## YOUR GOAL
Every record should be copied exactly, except that pictures are to be omitted.

"""

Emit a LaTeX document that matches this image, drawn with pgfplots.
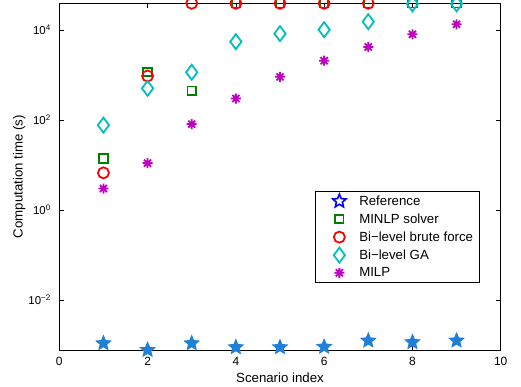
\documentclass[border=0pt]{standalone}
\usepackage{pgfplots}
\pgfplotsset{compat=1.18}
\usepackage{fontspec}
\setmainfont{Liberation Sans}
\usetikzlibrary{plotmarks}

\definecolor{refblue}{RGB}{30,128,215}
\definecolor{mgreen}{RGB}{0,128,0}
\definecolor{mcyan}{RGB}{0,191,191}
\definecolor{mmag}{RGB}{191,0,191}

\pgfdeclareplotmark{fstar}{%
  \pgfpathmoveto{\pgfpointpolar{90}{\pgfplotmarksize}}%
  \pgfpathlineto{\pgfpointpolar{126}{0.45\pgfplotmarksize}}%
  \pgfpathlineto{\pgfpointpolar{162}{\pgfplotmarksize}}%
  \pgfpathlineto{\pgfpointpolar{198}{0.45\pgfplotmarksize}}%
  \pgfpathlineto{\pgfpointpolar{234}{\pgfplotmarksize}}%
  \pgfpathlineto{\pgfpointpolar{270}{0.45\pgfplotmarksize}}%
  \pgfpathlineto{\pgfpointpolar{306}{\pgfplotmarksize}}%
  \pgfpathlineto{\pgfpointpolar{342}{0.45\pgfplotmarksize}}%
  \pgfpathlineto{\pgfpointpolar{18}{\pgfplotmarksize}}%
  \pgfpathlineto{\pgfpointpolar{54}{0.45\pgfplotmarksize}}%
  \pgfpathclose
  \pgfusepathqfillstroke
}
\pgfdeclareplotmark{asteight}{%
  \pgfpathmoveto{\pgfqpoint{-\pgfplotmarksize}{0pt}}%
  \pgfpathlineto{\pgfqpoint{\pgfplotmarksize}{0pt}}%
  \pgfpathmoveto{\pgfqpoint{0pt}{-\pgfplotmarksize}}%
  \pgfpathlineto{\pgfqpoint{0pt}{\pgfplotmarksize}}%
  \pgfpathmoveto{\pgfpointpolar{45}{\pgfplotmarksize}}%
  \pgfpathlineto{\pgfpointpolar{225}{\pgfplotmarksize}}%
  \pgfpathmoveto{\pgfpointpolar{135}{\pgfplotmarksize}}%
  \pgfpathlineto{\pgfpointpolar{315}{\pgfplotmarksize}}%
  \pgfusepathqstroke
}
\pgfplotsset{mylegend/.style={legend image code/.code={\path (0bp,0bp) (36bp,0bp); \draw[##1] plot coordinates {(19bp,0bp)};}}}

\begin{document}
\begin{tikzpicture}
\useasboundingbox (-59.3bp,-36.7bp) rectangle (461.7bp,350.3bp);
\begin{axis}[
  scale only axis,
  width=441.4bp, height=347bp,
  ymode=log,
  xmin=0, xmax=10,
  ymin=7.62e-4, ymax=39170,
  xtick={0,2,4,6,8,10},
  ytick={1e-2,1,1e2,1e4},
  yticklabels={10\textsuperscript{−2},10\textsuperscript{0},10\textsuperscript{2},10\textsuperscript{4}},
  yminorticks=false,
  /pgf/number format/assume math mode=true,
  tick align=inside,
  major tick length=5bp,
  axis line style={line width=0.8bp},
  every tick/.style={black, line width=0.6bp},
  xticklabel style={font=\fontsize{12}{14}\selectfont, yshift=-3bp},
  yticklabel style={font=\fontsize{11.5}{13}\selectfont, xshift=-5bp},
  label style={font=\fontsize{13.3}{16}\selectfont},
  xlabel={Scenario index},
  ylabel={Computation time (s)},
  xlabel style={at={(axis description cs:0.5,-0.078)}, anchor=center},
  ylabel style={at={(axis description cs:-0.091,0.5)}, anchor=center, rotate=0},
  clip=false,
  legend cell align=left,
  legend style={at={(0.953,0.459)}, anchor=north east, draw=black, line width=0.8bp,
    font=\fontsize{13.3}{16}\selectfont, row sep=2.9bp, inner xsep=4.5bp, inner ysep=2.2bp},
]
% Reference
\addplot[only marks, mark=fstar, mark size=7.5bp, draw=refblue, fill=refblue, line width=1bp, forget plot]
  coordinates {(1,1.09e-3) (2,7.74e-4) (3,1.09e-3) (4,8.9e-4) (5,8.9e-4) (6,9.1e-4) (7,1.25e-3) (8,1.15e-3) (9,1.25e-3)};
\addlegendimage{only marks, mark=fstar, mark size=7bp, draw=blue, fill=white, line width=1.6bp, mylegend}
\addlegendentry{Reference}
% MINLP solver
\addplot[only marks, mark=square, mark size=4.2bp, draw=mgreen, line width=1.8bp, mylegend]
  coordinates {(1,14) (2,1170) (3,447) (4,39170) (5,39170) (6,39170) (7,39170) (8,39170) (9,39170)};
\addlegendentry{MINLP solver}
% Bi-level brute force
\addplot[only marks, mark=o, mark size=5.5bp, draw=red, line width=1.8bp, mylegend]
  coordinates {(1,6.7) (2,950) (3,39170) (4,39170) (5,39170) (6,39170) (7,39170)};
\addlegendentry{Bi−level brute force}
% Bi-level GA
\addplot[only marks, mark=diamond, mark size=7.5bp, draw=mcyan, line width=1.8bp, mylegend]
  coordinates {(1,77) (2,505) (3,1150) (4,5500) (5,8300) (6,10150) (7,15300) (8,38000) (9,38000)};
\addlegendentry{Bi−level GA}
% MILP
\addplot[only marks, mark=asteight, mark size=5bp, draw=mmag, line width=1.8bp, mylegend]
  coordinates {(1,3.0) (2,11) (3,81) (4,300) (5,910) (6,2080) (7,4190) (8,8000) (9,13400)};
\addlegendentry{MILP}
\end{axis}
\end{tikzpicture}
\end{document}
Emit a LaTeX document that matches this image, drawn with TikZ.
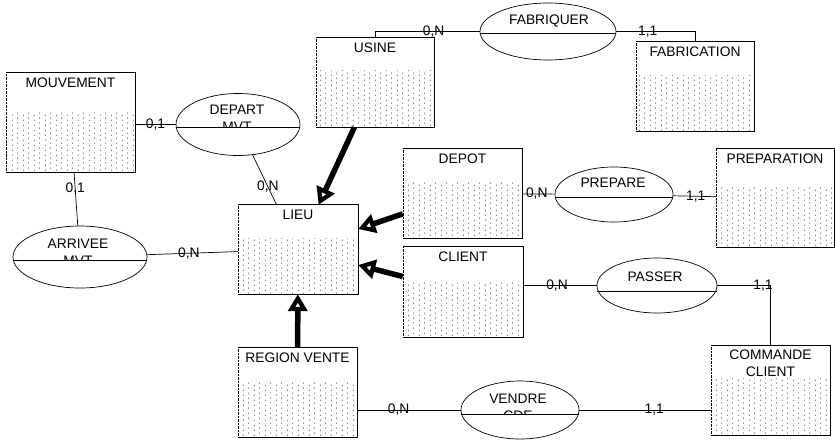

"""

## SOLUTION TO THIS EXERCISE
Emit a LaTeX document that matches this image, drawn with pgfplots.
\documentclass[border=0pt]{standalone}
\usepackage{pgfplots}
\pgfplotsset{compat=1.18}
\usepackage{fontspec}
\setmainfont{Liberation Sans}
\usetikzlibrary{plotmarks}

\definecolor{refblue}{RGB}{30,128,215}
\definecolor{mgreen}{RGB}{0,128,0}
\definecolor{mcyan}{RGB}{0,191,191}
\definecolor{mmag}{RGB}{191,0,191}

\pgfdeclareplotmark{fstar}{%
  \pgfpathmoveto{\pgfpointpolar{90}{\pgfplotmarksize}}%
  \pgfpathlineto{\pgfpointpolar{126}{0.45\pgfplotmarksize}}%
  \pgfpathlineto{\pgfpointpolar{162}{\pgfplotmarksize}}%
  \pgfpathlineto{\pgfpointpolar{198}{0.45\pgfplotmarksize}}%
  \pgfpathlineto{\pgfpointpolar{234}{\pgfplotmarksize}}%
  \pgfpathlineto{\pgfpointpolar{270}{0.45\pgfplotmarksize}}%
  \pgfpathlineto{\pgfpointpolar{306}{\pgfplotmarksize}}%
  \pgfpathlineto{\pgfpointpolar{342}{0.45\pgfplotmarksize}}%
  \pgfpathlineto{\pgfpointpolar{18}{\pgfplotmarksize}}%
  \pgfpathlineto{\pgfpointpolar{54}{0.45\pgfplotmarksize}}%
  \pgfpathclose
  \pgfusepathqfillstroke
}
\pgfdeclareplotmark{asteight}{%
  \pgfpathmoveto{\pgfqpoint{-\pgfplotmarksize}{0pt}}%
  \pgfpathlineto{\pgfqpoint{\pgfplotmarksize}{0pt}}%
  \pgfpathmoveto{\pgfqpoint{0pt}{-\pgfplotmarksize}}%
  \pgfpathlineto{\pgfqpoint{0pt}{\pgfplotmarksize}}%
  \pgfpathmoveto{\pgfpointpolar{45}{\pgfplotmarksize}}%
  \pgfpathlineto{\pgfpointpolar{225}{\pgfplotmarksize}}%
  \pgfpathmoveto{\pgfpointpolar{135}{\pgfplotmarksize}}%
  \pgfpathlineto{\pgfpointpolar{315}{\pgfplotmarksize}}%
  \pgfusepathqstroke
}
\pgfplotsset{mylegend/.style={legend image code/.code={\path (0bp,0bp) (36bp,0bp); \draw[##1] plot coordinates {(19bp,0bp)};}}}

\begin{document}
\begin{tikzpicture}
\useasboundingbox (-59.3bp,-36.7bp) rectangle (461.7bp,350.3bp);
\begin{axis}[
  scale only axis,
  width=441.4bp, height=347bp,
  ymode=log,
  xmin=0, xmax=10,
  ymin=7.62e-4, ymax=39170,
  xtick={0,2,4,6,8,10},
  ytick={1e-2,1,1e2,1e4},
  yticklabels={10\textsuperscript{−2},10\textsuperscript{0},10\textsuperscript{2},10\textsuperscript{4}},
  yminorticks=false,
  /pgf/number format/assume math mode=true,
  tick align=inside,
  major tick length=5bp,
  axis line style={line width=0.8bp},
  every tick/.style={black, line width=0.6bp},
  xticklabel style={font=\fontsize{12}{14}\selectfont, yshift=-3bp},
  yticklabel style={font=\fontsize{11.5}{13}\selectfont, xshift=-5bp},
  label style={font=\fontsize{13.3}{16}\selectfont},
  xlabel={Scenario index},
  ylabel={Computation time (s)},
  xlabel style={at={(axis description cs:0.5,-0.078)}, anchor=center},
  ylabel style={at={(axis description cs:-0.091,0.5)}, anchor=center, rotate=0},
  clip=false,
  legend cell align=left,
  legend style={at={(0.953,0.459)}, anchor=north east, draw=black, line width=0.8bp,
    font=\fontsize{13.3}{16}\selectfont, row sep=2.9bp, inner xsep=4.5bp, inner ysep=2.2bp},
]
% Reference
\addplot[only marks, mark=fstar, mark size=7.5bp, draw=refblue, fill=refblue, line width=1bp, forget plot]
  coordinates {(1,1.09e-3) (2,7.74e-4) (3,1.09e-3) (4,8.9e-4) (5,8.9e-4) (6,9.1e-4) (7,1.25e-3) (8,1.15e-3) (9,1.25e-3)};
\addlegendimage{only marks, mark=fstar, mark size=7bp, draw=blue, fill=white, line width=1.6bp, mylegend}
\addlegendentry{Reference}
% MINLP solver
\addplot[only marks, mark=square, mark size=4.2bp, draw=mgreen, line width=1.8bp, mylegend]
  coordinates {(1,14) (2,1170) (3,447) (4,39170) (5,39170) (6,39170) (7,39170) (8,39170) (9,39170)};
\addlegendentry{MINLP solver}
% Bi-level brute force
\addplot[only marks, mark=o, mark size=5.5bp, draw=red, line width=1.8bp, mylegend]
  coordinates {(1,6.7) (2,950) (3,39170) (4,39170) (5,39170) (6,39170) (7,39170)};
\addlegendentry{Bi−level brute force}
% Bi-level GA
\addplot[only marks, mark=diamond, mark size=7.5bp, draw=mcyan, line width=1.8bp, mylegend]
  coordinates {(1,77) (2,505) (3,1150) (4,5500) (5,8300) (6,10150) (7,15300) (8,38000) (9,38000)};
\addlegendentry{Bi−level GA}
% MILP
\addplot[only marks, mark=asteight, mark size=5bp, draw=mmag, line width=1.8bp, mylegend]
  coordinates {(1,3.0) (2,11) (3,81) (4,300) (5,910) (6,2080) (7,4190) (8,8000) (9,13400)};
\addlegendentry{MILP}
\end{axis}
\end{tikzpicture}
\end{document}
Emit a LaTeX document that matches this image, drawn with TikZ.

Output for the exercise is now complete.